1 Бахтин М.М. Франсуа Рабле и народная культура Средневековья и Ренессанса. С. 14.
2 Воспитанники Канта не всегда вспоминают, что категорический императив, идея долга, "разум, осуществляющий насилие над природой" и многое другое из арсенала принудительной морали, о котором говорит великий моралист, с его точки зрения все же не выражают подлинного духа этики, которая для Канта есть учение о свободе ("Основы метафизики нравственности"). Эту свободу, воплощаемую в чистом, т.е. недосягаемом для смертного, идеале он связывает с понятием "святой воли". Для него такая свобода в эмпирическом мире только умозрительна, хотя любое проявление нравственности уже предполагает реальное участие умопостигаемой свободы. В ней полностью снята идея долга и любая принудительная мотивация. Субъект достигает единства со своей умопостигаемой природой и его действия оказываются абсолютно спонтанными. Это действительно райское, подлинно праздничное, сатурнальное состояние человека, выраженное сухим языком философии.
Еще один тип актуальной реализации свободы - это свобода обоженного человека (святого) в православной традиции, где абсолютную позитивность представляет духовная природа "обоженного" человека, праведного старца (святая воля).
Обе эти формы осуществления свободы оказываются экстремальными выражениями человеческого духа, выводящими его за границы морально-легитимного: как либертинизм тела - в первом случае и как либертинизм духа - во втором (в этой форме санкция на вседозволенность не кажется столь очевидной, но она подтверждается словами ап. Павла о духовных избранниках, для которых нет закона; сюда же можно отнести и знаменитый призыв Августина "Люби - и делай, что хочешь!" (In epist. Iohannis ad Parthos tract. VI col. 2083).

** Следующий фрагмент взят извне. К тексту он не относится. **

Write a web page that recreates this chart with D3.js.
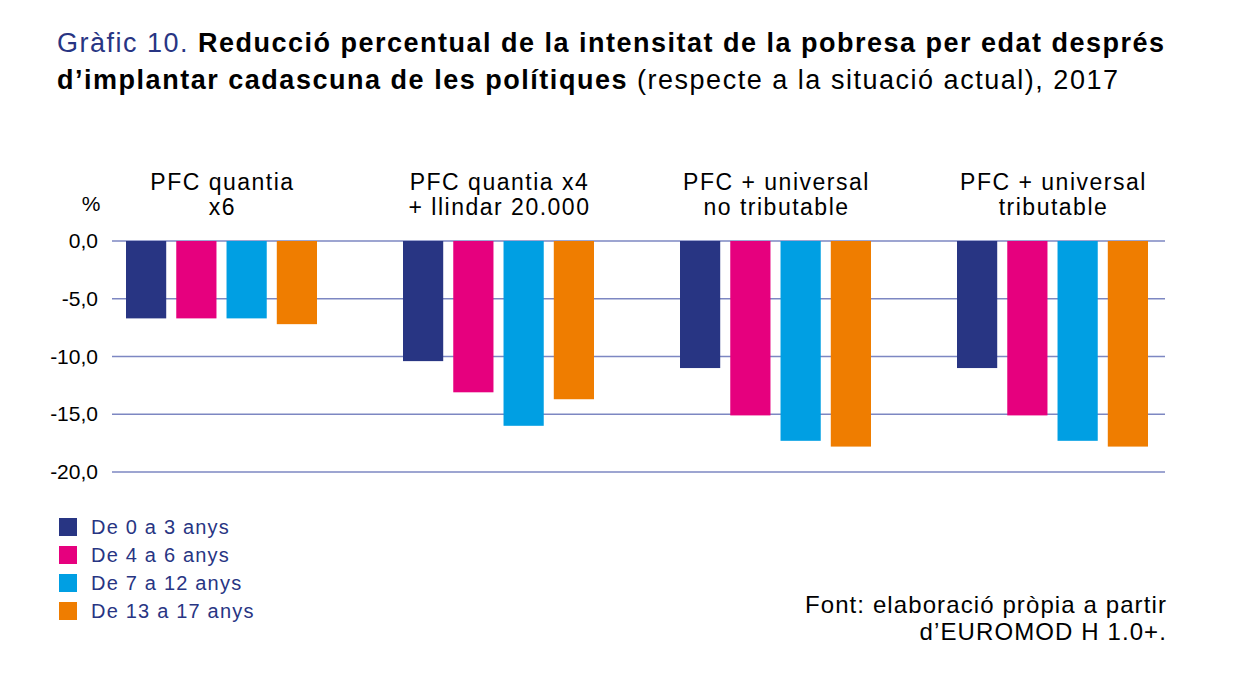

Пока речь идет о христианском идеале человека, тело представляется необходимо позитивным элементом его устроения. Когда же христианская антропология возвращается к реальности человека после грехопадения, то ее акценты кардинально меняются. Взаимоотношение духа и души, души и тела, духа и плоти обретают характер антагонизма и требуют особой дисциплины, гармонизирующей их, - аскетики.